The truth is that your posture has a direct connection with your mind, and both can be affected by one another. This association is called "embodied cognition," and it essentially means that the relationship between your mind and your body runs both ways: Your body movements can affect your mood and overall mental well-being, and your moods can affect your body movements.
So if you're constantly trying to remember not to slouch while you're at work, you might find some motivation in thinking about how your posture can hurt or help your mood, because the truth is that your body language isn't just for other people. It's for yourself, too.
The way you stand, sit, or pose can have a massive impact on your confidence and level of positivity.
In the TED talk above, social psychologist Amy Cuddy talked about how your body language can not only communicate something about yourself to others (allowing them to make inferences and judgments of who you are), but it can also communicate to your brain how happy and content you are in any given scenario.
"We are also affected by our [own] non-verbals," Cuddy explained. Essentially, the more powerful or confident you feel, the more you tend to open up. Your chin is up, your shoulders are back, and you're actively taking up space wherever you are. Conversely, when you're feeling "small," insecure, or unhappy, you tend to want to become small, to take up as little space as possible, and so you hunch your shoulders and look down.
Here's an even freakier mind-body connection, as revealed by a 2003 study conducted at Ohio State University:
When you nod or shake your head during a conversation, this movement can affect your opinion of the other person, or even of the topic you're talking about, without you even realizing it.
So when you're talking to someone and nodding your head for the sheer sake of being polite, you might just be affecting your own opinion on a topic without even being consciously aware of it, which is pretty scary when you think about it. Staying cognizant of your body is a crucial aspect of staying in touch with your own mental well-being and consciousness.
As Cuddy explained in her TED talk, your posture can literally affect your hormones, thus impacting your overall feelings of happiness or sadness.
If you have terrible posture (like me), or you're just plain unaware of it, don't panic. Changing your posture may sound overwhelming, or even impossible, but it doesn't have to be.
First, you can do small everyday things, like strike a power pose (essentially standing like a superhero, with your feet spread wide and your hands on your hips) before a big meeting, or make it a point to stretch throughout the day. Both of these things will help you reassess your own posture, although whether or not they actually work to make you happier all on their own is up for debate. It certainly doesn't hurt to try!

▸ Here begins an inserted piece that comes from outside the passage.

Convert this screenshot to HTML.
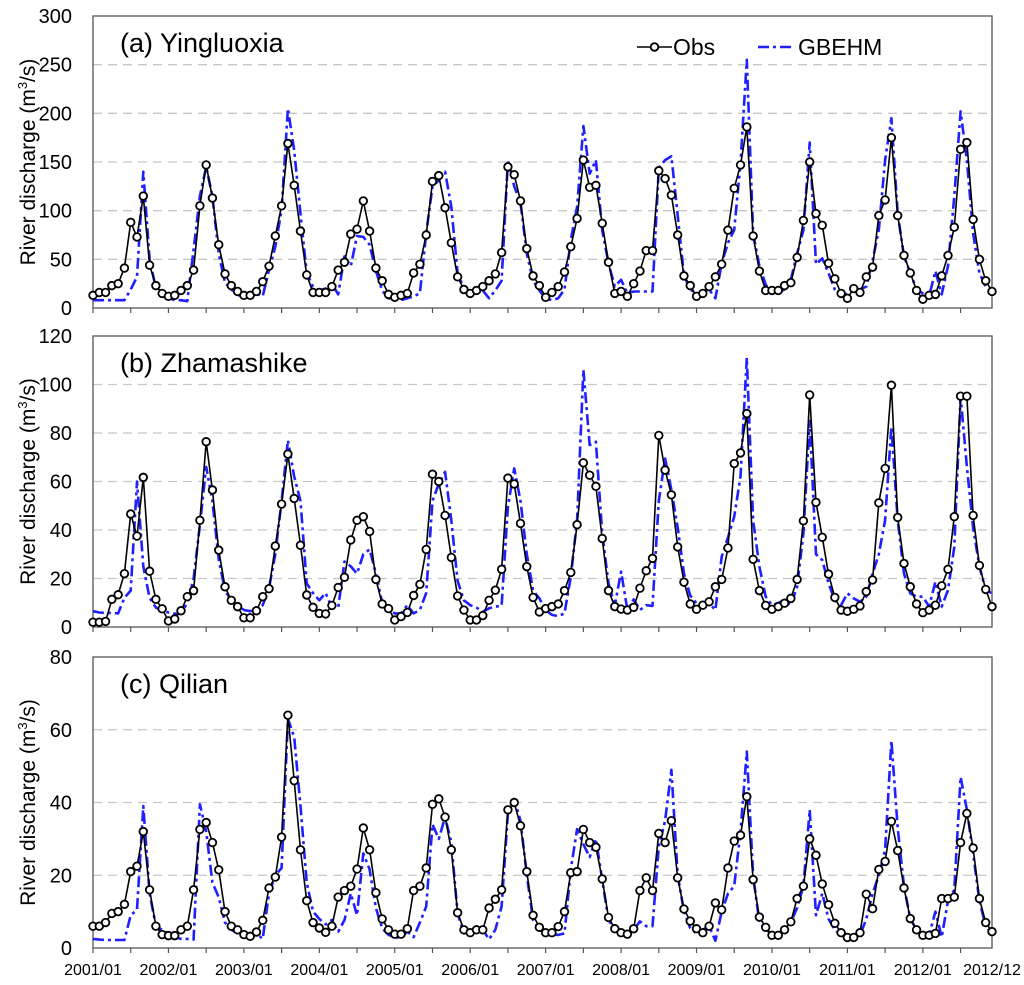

If you're a constant back-sloucher or you're always looking down, you can try some of these quick tips for improving posture, like sitting all the way back in your chair, strengthening your core, and checking yourself out in the mirror from time to time to make sure that your spine is elongated and your shoulders are relaxed.
Rest assured, better posture can definitely be learned over time, and your mind will thank you for putting in the effort in the long run.